Funding and compliance’s status within a company were listed as problems not solved by the policy.

“I think they should have made it a CEO certification,” said a banking CCO. “By creating it a CCO certification, in organizations where there are issues, you will find that good compliance people will not want to be CCOs.”

“The rules get more and more stringent, yet there is no additional funding for technology or staffing provided to organizations like mine,” said a CCO from a nonprofit.

“Extra requirements and extra personal responsibilities make for a frightening situation in unpredictable times,” said a compliance manager from the manufacturing industry.

“We do not have control but all risk will be on us,” feared an electronics senior compliance officer.

Multiple compliance officers representing healthcare organizations said they are already required to certify their programs as part of their contracts. Other respondents said they would have preferred a third answer option, something like yes and no.

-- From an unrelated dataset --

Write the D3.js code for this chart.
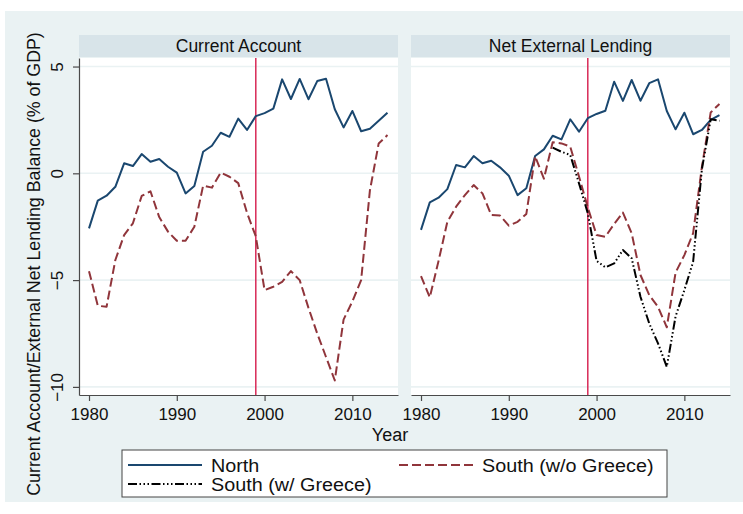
<!DOCTYPE html>
<html><head><meta charset="utf-8">
<script src="https://cdn.jsdelivr.net/npm/d3@7"></script>
<style>body{margin:0;background:#fff}svg{display:block;font-family:"Liberation Sans",Arial,Helvetica,sans-serif}</style>
</head><body><svg id="c" width="743" height="514"></svg>
<script>
const years = [1980,1981,1982,1983,1984,1985,1986,1987,1988,1989,1990,1991,1992,1993,1994,1995,1996,1997,1998,1999,2000,2001,2002,2003,2004,2005,2006,2007,2008,2009,2010,2011,2012,2013,2014];
const greeceYears = [1995,1996,1997,1998,1999,2000,2001,2002,2003,2004,2005,2006,2007,2008,2009,2010,2011,2012,2013,2014];
const panelTitles = ["Current Account", "Net External Lending"];
const seriesNames = ["North", "South (w/o Greece)", "South (w/ Greece)"];
const northCA = [-2.58,-1.28,-1.05,-0.63,0.47,0.34,0.90,0.54,0.67,0.31,0.03,-0.94,-0.59,1.01,1.29,1.90,1.71,2.56,2.03,2.68,2.82,3.03,4.40,3.48,4.42,3.47,4.32,4.43,3.00,2.15,2.92,1.97,2.09,2.46,2.84];
const southCA = [-4.58,-6.20,-6.25,-4.06,-2.89,-2.34,-1.06,-0.84,-2.05,-2.73,-3.16,-3.16,-2.50,-0.58,-0.67,0.03,-0.16,-0.46,-1.85,-2.95,-5.47,-5.31,-5.08,-4.58,-5.00,-6.30,-7.50,-8.60,-9.70,-6.85,-6.00,-5.00,-0.80,1.40,1.79];
const northNEL = [-2.65,-1.36,-1.14,-0.74,0.39,0.28,0.81,0.47,0.59,0.28,-0.11,-1.02,-0.70,0.81,1.12,1.76,1.59,2.53,1.95,2.58,2.78,2.93,4.29,3.39,4.37,3.40,4.22,4.40,2.92,2.06,2.84,1.83,2.03,2.50,2.73];
const southNEL = [-4.81,-5.81,-4.10,-2.27,-1.56,-1.02,-0.55,-0.94,-1.95,-1.98,-2.45,-2.27,-1.90,0.80,-0.25,1.46,1.40,1.25,-0.15,-1.60,-2.89,-2.97,-2.37,-1.84,-2.81,-4.76,-5.70,-6.25,-7.21,-4.65,-3.83,-2.80,0.30,2.85,3.25];
const southGreeceNEL = [1.20,1.01,0.86,-0.47,-1.87,-4.10,-4.40,-4.22,-3.59,-3.98,-5.78,-7.03,-7.96,-9.06,-6.70,-5.47,-4.14,0.20,2.53,2.46];
const xTicks = [1980,1990,2000,2010];
const yTicks = [5,0,-5,-10];
const euroYear = 1999;

const C = {bg:"#eaf2f3", strip:"#d8e4e9", grid:"#eaf2f3", north:"#1a476f", south:"#90353b", greece:"#000000", vline:"#d82a57", axis:"#4a4a4a"};
const FONT = "Liberation Sans, Arial, sans-serif";
const svg = d3.select("#c");
svg.append("rect").attr("x",5).attr("y",11).attr("width",738).attr("height",491).attr("fill",C.bg);

const yTop = 58, yBot = 395;
const y = d3.scaleLinear().domain([-10.38, 5.4]).range([yBot, yTop]);
const panelsX = [[79,398],[411,730]];
const panelData = [
  [{x:years, v:northCA, c:C.north, dash:null}, {x:years, v:southCA, c:C.south, dash:"9,4"}],
  [{x:years, v:northNEL, c:C.north, dash:null}, {x:years, v:southNEL, c:C.south, dash:"9,4"}, {x:greeceYears, v:southGreeceNEL, c:C.greece, dash:"9,2.5,1.5,2.5,1.5,2.5,1.5,2.5"}]
];

panelsX.forEach((px, i) => {
  const x = d3.scaleLinear().domain([1978.86, 2015.2]).range(px);
  const g = svg.append("g");
  g.append("rect").attr("x",px[0]).attr("y",35).attr("width",px[1]-px[0]).attr("height",22).attr("fill",C.strip);
  g.append("text").attr("x",(px[0]+px[1])/2).attr("y",52).attr("text-anchor","middle").attr("font-size",17.5).attr("fill","#111").text(panelTitles[i]);
  g.append("rect").attr("x",px[0]).attr("y",yTop).attr("width",px[1]-px[0]).attr("height",yBot-yTop).attr("fill","#fff");
  g.selectAll(".grid").data(yTicks).join("line").attr("x1",px[0]).attr("x2",px[1])
    .attr("y1",d=>y(d)).attr("y2",d=>y(d)).attr("stroke",C.grid).attr("stroke-width",1.6);
  const xa = g.append("g").attr("transform",`translate(0,${yBot})`)
    .call(d3.axisBottom(x).tickValues(xTicks).tickFormat(d3.format("d")).tickSize(6).tickSizeOuter(0));
  xa.select(".domain").attr("stroke",C.axis).attr("stroke-width",1.2);
  xa.selectAll(".tick line").attr("stroke",C.axis).attr("stroke-width",1.2);
  xa.selectAll(".tick text").attr("font-size",17).attr("fill","#111").attr("font-family",FONT).attr("dy",null).attr("y",25);
  if (i === 0) {
    const ya = g.append("g").attr("transform",`translate(${px[0]},0)`)
      .call(d3.axisLeft(y).tickValues(yTicks).tickSize(6).tickSizeOuter(0));
    ya.select(".domain").attr("stroke",C.axis).attr("stroke-width",1.2);
    ya.selectAll(".tick line").attr("stroke",C.axis).attr("stroke-width",1.2);
    ya.selectAll(".tick text").attr("font-size",17).attr("fill","#111").attr("font-family",FONT)
      .attr("x",null).attr("dy",null).attr("text-anchor","middle").attr("transform","translate(-16,0) rotate(-90)").attr("y",0);
  }
  g.append("line").attr("x1",x(euroYear)).attr("x2",x(euroYear)).attr("y1",yTop).attr("y2",yBot).attr("stroke",C.vline).attr("stroke-width",1.5);
  const line = d3.line().x(d=>x(d[0])).y(d=>y(d[1]));
  panelData[i].forEach(s => {
    g.append("path").datum(s.x.map((yr,k)=>[yr, s.v[k]])).attr("d",line).attr("fill","none")
      .attr("stroke",s.c).attr("stroke-width",2).attr("stroke-linejoin","round")
      .attr("stroke-dasharray",s.dash);
  });
});

svg.append("text").attr("transform","translate(40,264) rotate(-90)").attr("text-anchor","middle").attr("font-size",17.8).attr("fill","#111")
  .text("Current Account/External Net Lending Balance (% of GDP)");
svg.append("text").attr("x",390).attr("y",441).attr("text-anchor","middle").attr("font-size",18).attr("fill","#111").text("Year");

const lg = svg.append("g");
lg.append("rect").attr("x",122).attr("y",450).attr("width",545).attr("height",47).attr("fill","#fff").attr("stroke","#444").attr("stroke-width",1);
const legendItems = [
  {name:seriesNames[0], c:C.north, dash:null, lx:128, ty:465},
  {name:seriesNames[1], c:C.south, dash:"9,4", lx:399, ty:465},
  {name:seriesNames[2], c:C.greece, dash:"9,2.5,1.5,2.5,1.5,2.5,1.5,2.5", lx:128, ty:484}
];
legendItems.forEach(d => {
  lg.append("line").attr("x1",d.lx).attr("x2",d.lx+74).attr("y1",d.ty).attr("y2",d.ty).attr("stroke",d.c).attr("stroke-width",2).attr("stroke-dasharray",d.dash);
  lg.append("text").attr("transform",`translate(${d.lx+83},${d.ty+6.5}) scale(1.07,1)`).attr("font-size",18.5).attr("fill","#111").text(d.name);
});
</script></body></html>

“I’m of two minds. In one sense, more scrutiny and regulation will provide CCOs with the support they require from boards and CEOs,” said a general counsel from the banking space. “On the other side of the coin, it puts even more pressure and personal liability on CCOs when they personally have little power/control in their organizations over resource allocation and policy drivers.”

Asked whether the SEC should publish a CCO liability framework, 74 percent of respondents said yes.

“Compliance officers like certainty,” said Ross, who agreed the SEC should provide a liability framework. “We like guidelines; we like regulators telling us what they’d like us to do. Give us a standard, and we will act accordingly.”

The New York City Bar Association last year proposed a CCO liability framework for the SEC, which homed in on charging decisions made for actions that do not result from fraud or obstruction on the part of the CCO. Another proposed framework from the National Society of Compliance Professionals urged regulators to consider CCO liability more holistically, in the context of the compliance culture within a CCO’s firm.

Despite support for a CCO liability framework from individual commissioners, the SEC has not accepted either proposed framework or issued its own, frustrating the compliance community.

Survey respondents said a liability framework would help CCOs understand where the red lines are.

“CCO(s) should know to what extent they would be personally liable in case breach is discovered post-certification,” said a CECO from the construction space. “Personal liability should define the extent of both civil and criminal liability.”

“The SEC should establish its requirements so individuals know what is expected of them, instead of the SEC ruling through enforcement actions after the fact,” said a CCO working in securities.

Guidelines are always helpful, others said.

“Frameworks for various industries provide blueprints for what ‘minimum compliance’ looks like that helps to set the bar for organizational investment and program requirement validation,” said a director of compliance in insurance.